El mundo se ha puesto tan feo que a menudo las copas que sirven por ahí, en consonancia, saben a matarratas. Francamente, desaprovechar la ocasión de beber un trago como mandan los cánones sería de necios.
«Tres copas, si descuentas todo el espacio que ocupa el hielo, no hacen ni una copa; piénsalo», dijo mi amigo valiéndose de un punto y coma para restar transcendencia a una tercera ronda. Me convenció. Soy muy sensible al punto y coma. Me pasa como al profesor José María Valverde, que en una ocasión concedió matrícula de honor a uno de sus alumnos de Historia de las Ideas, y cuando este juzgó que la nota podía ser excesiva, Valverde alegó: «En su examen había un punto y coma tan bien puesto que era merecedor, por sí solo, de la calificación más extraordinaria».

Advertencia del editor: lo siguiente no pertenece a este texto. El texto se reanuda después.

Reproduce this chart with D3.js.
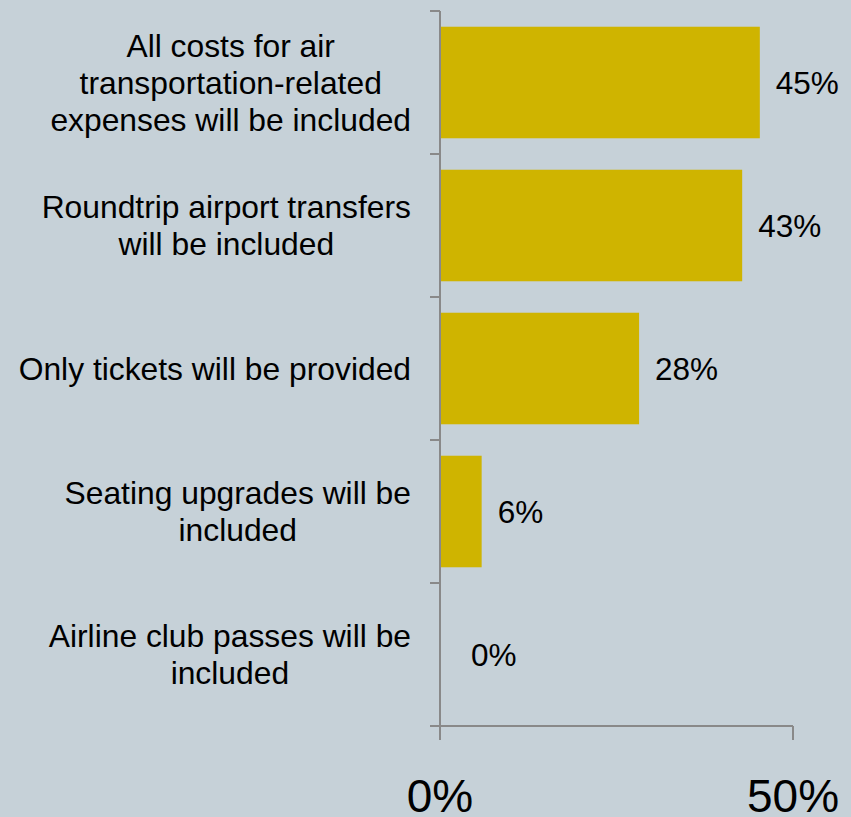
<!DOCTYPE html>
<html>
<head>
<meta charset="utf-8">
<script src="https://cdn.jsdelivr.net/npm/d3@7"></script>
<style>
  html, body { margin: 0; padding: 0; background: #c6d1d8; }
  svg { display: block; font-family: Arial, "Liberation Sans", sans-serif; }
  .axis path, .axis line { stroke: #898989; stroke-width: 2; }
</style>
</head>
<body>
<svg id="chart"></svg>
<script>
// answers, top to bottom
const categories = [
  ['All costs for air', 'transportation-related', 'expenses will be included'],
  ['Roundtrip airport transfers', 'will be included'],
  ['Only tickets will be provided'],
  ['Seating upgrades will be', 'included'],
  ['Airline club passes will be', 'included'],
];
const shares = [0.453, 0.428, 0.282, 0.059, 0];
const xTicks = [0, 0.5];

const width = 851;
const height = 817;
const margin = { top: 11, right: 58, bottom: 91, left: 440 };

const svg = d3.select('#chart')
  .attr('width', width)
  .attr('height', height);

const x = d3.scaleLinear()
  .domain([0, 0.5])
  .range([margin.left, width - margin.right]);

const y = d3.scaleBand()
  .domain(d3.range(categories.length))
  .range([margin.top, height - margin.bottom])
  .paddingInner(0.22)
  .paddingOuter(0.11);

// boundaries between the categories, for the y ticks
const yEdge = d3.scaleLinear()
  .domain([0, categories.length])
  .range([margin.top, height - margin.bottom]);

svg.append('g')
  .selectAll('rect')
  .data(shares)
  .join('rect')
  .attr('x', x(0))
  .attr('y', (d, i) => y(i))
  .attr('width', d => x(d) - x(0))
  .attr('height', y.bandwidth())
  .attr('fill', '#cfb400');

const pct = d3.format('.0%');
svg.append('g')
  .selectAll('text')
  .data(shares)
  .join('text')
  .attr('x', d => Math.max(x(d) + 16, x(0) + 31))
  .attr('y', (d, i) => y(i) + y.bandwidth() / 2)
  .attr('dy', '0.35em')
  .attr('font-size', 31.5)
  .attr('fill', '#000')
  .text(d => pct(d));

// category labels: block right aligned, lines centred inside it
const labelRight = 411;
const lineH = 37;
const labels = svg.append('g');
categories.forEach((lines, i) => {
  const g = labels.append('g');
  const texts = lines.map((line, j) => g.append('text')
    .attr('font-size', 31.8)
    .attr('fill', '#000')
    .attr('text-anchor', 'middle')
    .attr('dy', '0.35em')
    .attr('y', y(i) + y.bandwidth() / 2 + (j - (lines.length - 1) / 2) * lineH)
    .text(line));
  const w = d3.max(texts, t => t.node().getComputedTextLength());
  texts.forEach(t => t.attr('x', labelRight - w / 2));
});

svg.append('g')
  .attr('class', 'axis')
  .attr('transform', `translate(${margin.left},0)`)
  .call(d3.axisLeft(yEdge).ticks(categories.length).tickFormat('').tickSize(10).tickSizeOuter(0).offset(0));

const xAxis = svg.append('g')
  .attr('class', 'axis')
  .attr('transform', `translate(0,${height - margin.bottom})`)
  .call(d3.axisBottom(x).tickValues(xTicks).tickFormat(pct).tickSize(14).tickSizeOuter(0).offset(0));

xAxis.selectAll('text')
  .attr('y', 86)
  .attr('dy', 0)
  .attr('font-size', 46)
  .attr('font-family', 'Arial, "Liberation Sans", sans-serif')
  .attr('fill', '#000');
</script>
</body>
</html>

A partir de ese momento todo se embadurnó. O simplemente nos creímos William Faulkner. «Cuando me tomo un Martini, me siento más grande, más sabio, más alto. Cuando tomo un segundo, me siento superior. Cuando tomo alguno más, no hay nada que pueda detenerme», solía decir el autor americano. Hay un momento, si no sabes detenerte a tiempo, en el que empiezas a pensar que todo se reduce a beber. No hay nada más allá del vaso. Te ocurre como en La leyenda de la ciudad sin nombre, de Joshua Logan, cuando una mujer se dirige a Lee Marvin y le dice: «Señor Rumson, ¿es que cree usted que todo lo que produce la tierra debe usarse para hacer licor?». «Sí, siempre que sea posible». Aquella señora, vista la respuesta, se permitió darle un consejo: «Debería leer la Biblia». «Ya he leído la Biblia, señora Fenty». «¿Y no le animó a dejar la bebida?». «No, pero frenó mi interés por la lectura».

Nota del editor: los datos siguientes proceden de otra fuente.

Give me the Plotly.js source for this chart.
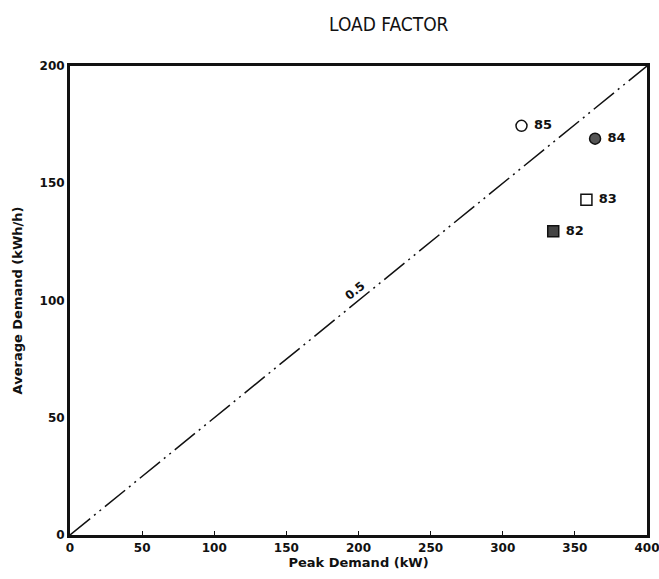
<!DOCTYPE html>
<html>
<head>
<meta charset="utf-8">
<script src="https://cdn.plot.ly/plotly-3.0.1.min.js"></script>
<style>html,body{margin:0;padding:0;background:#fff;}#chart{width:659px;height:579px;}</style>
</head>
<body>
<div id="chart"></div>
<script>
// Data
const years = ["85", "84", "83", "82"];
const peakDemand = [313, 364, 358, 335];      // kW
const avgDemand = [174.5, 169, 143, 129.5];   // kWh/h
const symbols = ["circle-open", "circle", "square-open", "square"];
const markerColors = ["#111", "#555", "#111", "#444"];
const loadFactorX = [0, 400];
const loadFactorY = [0, 200];
const loadFactorLabel = "0.5";
const xTicks = [0, 50, 100, 150, 200, 250, 300, 350, 400];
const yTicks = [0, 50, 100, 150, 200];

const font = "DejaVu Sans, Liberation Sans, sans-serif";

const traces = [
  {
    x: loadFactorX, y: loadFactorY, mode: "lines", type: "scatter",
    line: {color: "#111", width: 1.5, dash: "26px,5px,2px,5px,2px,5px"},
    hoverinfo: "skip", showlegend: false, cliponaxis: false
  }
];
years.forEach((yr, i) => {
  traces.push({
    x: [peakDemand[i]], y: [avgDemand[i]], mode: "markers+text", type: "scatter",
    text: [yr], texttemplate: " %{text}", textposition: "middle right",
    textfont: {family: font, size: 13, color: "#111", weight: "bold"},
    marker: {symbol: symbols[i], size: 11, color: markerColors[i],
             line: {color: "#111", width: 1.5}},
    showlegend: false
  });
});

const layout = {
  width: 659, height: 579,
  margin: {l: 70, r: 12, t: 66, b: 44},
  paper_bgcolor: "#fff", plot_bgcolor: "#fff",
  title: {text: "LOAD FACTOR", x: 0.59, xanchor: "center", y: 0.97, yanchor: "top",
          font: {family: "Liberation Sans Narrow, DejaVu Sans Condensed, sans-serif", size: 19, color: "#111"}},
  xaxis: {
    range: [0, 400], tickvals: xTicks, ticktext: xTicks.map(String),
    showgrid: false, zeroline: false, showline: true, mirror: true,
    linecolor: "#111", linewidth: 3, ticks: "inside", ticklen: 4, tickcolor: "#111",
    ticklabeloverflow: "allow",
    tickfont: {family: font, size: 12, color: "#111", weight: "bold"},
    title: {text: "Peak Demand (kW)", standoff: 4, font: {family: font, size: 13, color: "#111", weight: "bold"}},
    fixedrange: true
  },
  yaxis: {
    range: [0, 200], tickvals: yTicks, ticktext: yTicks.map(String),
    showgrid: false, zeroline: false, showline: true, mirror: true,
    linecolor: "#111", linewidth: 3, ticks: "", ticklen: 4,
    tickfont: {family: font, size: 12, color: "#111", weight: "bold"},
    title: {text: "Average Demand (kWh/h)", standoff: 14, font: {family: font, size: 13, color: "#111", weight: "bold"}},
    fixedrange: true
  },
  annotations: [{
    x: 200, y: 100, xref: "x", yref: "y", text: loadFactorLabel, showarrow: false,
    textangle: -39, yshift: 10, xshift: -4,
    font: {family: font, size: 12, color: "#111", weight: "bold"}
  }]
};

Plotly.newPlot("chart", traces, layout, {displayModeBar: false, staticPlot: true});
</script>
</body>
</html>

No sé cómo, nos presentamos a la carrera. Todo estaba a favor: el sol, la temperatura, la presión atmosférica, la humedad, el ambiente festivo… menos nosotros. En el segundo kilómetro nos arrastrábamos apenas, sin ansias de vivir, cuando justo pasamos al lado de un puesto de pulpo. Nos miramos entre nosotros. No fue necesario ni hacernos una seña, simplemente nos subimos a la acera y, cuando recuperamos el aliento, pedimos a la pulpeira dos raciones con mucho picante. «Y sin cabezas», precisó Óscar. ¿La carrera? Yo solo pensaba en Oteiza, cuando rechazó toda forma de gloria. «No voy a manchar mi currículum de fracasos con una victoria de mierda», decía.